* [TO DO]: Pictures stay out. Extract the lines below from the first one through the line with "CJK SC', 'Noto", both included.

* [RAW DATA]:
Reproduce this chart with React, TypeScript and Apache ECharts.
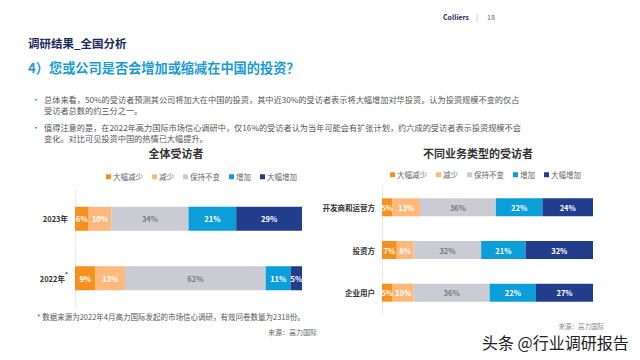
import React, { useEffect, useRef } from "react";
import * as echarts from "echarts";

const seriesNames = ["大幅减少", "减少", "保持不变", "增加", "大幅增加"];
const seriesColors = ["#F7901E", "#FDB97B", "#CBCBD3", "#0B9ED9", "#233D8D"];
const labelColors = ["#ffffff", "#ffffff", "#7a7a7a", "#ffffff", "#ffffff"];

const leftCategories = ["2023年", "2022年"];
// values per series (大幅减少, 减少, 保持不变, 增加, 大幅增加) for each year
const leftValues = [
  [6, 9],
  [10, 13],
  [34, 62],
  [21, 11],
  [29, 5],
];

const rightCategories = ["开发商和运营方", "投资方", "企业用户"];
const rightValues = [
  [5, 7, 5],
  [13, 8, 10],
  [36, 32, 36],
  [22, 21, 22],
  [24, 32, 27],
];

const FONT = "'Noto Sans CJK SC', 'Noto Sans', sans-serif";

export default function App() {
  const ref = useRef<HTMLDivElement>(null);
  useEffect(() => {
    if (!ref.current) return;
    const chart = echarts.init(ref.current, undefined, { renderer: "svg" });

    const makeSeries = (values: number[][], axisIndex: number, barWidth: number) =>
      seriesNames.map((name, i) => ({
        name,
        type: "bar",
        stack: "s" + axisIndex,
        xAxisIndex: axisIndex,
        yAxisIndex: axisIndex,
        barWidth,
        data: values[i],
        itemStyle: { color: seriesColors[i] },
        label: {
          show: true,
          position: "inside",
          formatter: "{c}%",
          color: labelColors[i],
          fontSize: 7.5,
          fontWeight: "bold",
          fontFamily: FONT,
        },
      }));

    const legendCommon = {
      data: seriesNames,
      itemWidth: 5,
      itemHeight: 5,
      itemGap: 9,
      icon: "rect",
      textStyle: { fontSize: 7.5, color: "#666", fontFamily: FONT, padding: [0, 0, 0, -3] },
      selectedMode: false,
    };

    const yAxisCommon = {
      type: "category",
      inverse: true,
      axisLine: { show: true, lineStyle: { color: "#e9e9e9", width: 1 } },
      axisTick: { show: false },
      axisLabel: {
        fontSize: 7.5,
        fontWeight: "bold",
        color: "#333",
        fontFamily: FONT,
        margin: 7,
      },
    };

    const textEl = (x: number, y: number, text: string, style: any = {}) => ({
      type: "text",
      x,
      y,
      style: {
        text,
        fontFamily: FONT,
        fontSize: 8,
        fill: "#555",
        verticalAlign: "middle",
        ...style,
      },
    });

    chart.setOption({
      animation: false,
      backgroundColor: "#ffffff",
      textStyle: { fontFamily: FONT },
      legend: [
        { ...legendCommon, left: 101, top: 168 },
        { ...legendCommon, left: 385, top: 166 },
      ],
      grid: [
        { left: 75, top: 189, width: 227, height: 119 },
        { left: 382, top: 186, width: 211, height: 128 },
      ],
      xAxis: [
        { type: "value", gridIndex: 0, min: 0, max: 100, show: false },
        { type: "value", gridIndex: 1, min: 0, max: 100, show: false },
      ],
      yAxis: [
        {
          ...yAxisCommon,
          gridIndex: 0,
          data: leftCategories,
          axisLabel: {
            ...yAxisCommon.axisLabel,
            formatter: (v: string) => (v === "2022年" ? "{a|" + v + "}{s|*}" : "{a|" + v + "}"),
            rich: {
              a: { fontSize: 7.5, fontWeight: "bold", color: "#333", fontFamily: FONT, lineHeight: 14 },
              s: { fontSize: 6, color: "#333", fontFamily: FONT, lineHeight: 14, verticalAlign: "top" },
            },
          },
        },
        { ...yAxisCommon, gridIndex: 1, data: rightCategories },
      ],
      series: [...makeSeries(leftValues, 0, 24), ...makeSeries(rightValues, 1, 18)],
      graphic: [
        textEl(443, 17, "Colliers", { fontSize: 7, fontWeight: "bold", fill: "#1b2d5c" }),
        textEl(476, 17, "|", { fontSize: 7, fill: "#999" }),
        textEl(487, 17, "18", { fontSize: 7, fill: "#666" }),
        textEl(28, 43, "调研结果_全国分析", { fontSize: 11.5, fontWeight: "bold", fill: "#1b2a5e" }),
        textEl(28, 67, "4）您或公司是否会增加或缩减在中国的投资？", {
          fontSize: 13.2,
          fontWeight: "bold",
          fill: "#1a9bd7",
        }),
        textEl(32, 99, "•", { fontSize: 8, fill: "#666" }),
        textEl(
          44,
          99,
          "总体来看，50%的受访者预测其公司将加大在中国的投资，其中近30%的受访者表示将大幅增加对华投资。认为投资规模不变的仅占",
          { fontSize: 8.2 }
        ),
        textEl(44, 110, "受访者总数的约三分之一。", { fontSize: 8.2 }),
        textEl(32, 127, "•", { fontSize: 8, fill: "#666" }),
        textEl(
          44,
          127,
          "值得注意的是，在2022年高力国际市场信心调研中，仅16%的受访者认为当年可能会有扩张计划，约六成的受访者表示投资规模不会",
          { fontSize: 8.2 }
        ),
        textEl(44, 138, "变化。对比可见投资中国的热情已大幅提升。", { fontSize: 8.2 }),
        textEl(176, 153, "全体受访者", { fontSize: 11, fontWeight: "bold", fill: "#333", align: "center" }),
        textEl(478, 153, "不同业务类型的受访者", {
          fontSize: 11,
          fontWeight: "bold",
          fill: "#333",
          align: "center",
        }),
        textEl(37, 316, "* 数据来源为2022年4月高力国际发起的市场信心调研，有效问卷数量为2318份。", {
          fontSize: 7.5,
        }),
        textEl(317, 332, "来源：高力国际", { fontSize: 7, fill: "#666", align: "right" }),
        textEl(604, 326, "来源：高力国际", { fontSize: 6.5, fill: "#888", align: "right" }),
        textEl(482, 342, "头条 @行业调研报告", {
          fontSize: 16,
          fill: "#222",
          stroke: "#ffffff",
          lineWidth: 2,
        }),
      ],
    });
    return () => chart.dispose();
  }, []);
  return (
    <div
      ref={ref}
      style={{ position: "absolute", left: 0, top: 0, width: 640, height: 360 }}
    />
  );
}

* [REPLY]:
Reproduce this chart with React, TypeScript and Apache ECharts.
import React, { useEffect, useRef } from "react";
import * as echarts from "echarts";

const seriesNames = ["大幅减少", "减少", "保持不变", "增加", "大幅增加"];
const seriesColors = ["#F7901E", "#FDB97B", "#CBCBD3", "#0B9ED9", "#233D8D"];
const labelColors = ["#ffffff", "#ffffff", "#7a7a7a", "#ffffff", "#ffffff"];

const leftCategories = ["2023年", "2022年"];
// values per series (大幅减少, 减少, 保持不变, 增加, 大幅增加) for each year
const leftValues = [
  [6, 9],
  [10, 13],
  [34, 62],
  [21, 11],
  [29, 5],
];

const rightCategories = ["开发商和运营方", "投资方", "企业用户"];
const rightValues = [
  [5, 7, 5],
  [13, 8, 10],
  [36, 32, 36],
  [22, 21, 22],
  [24, 32, 27],
];

const FONT = "'Noto Sans CJK SC', 'Noto Sans', sans-serif";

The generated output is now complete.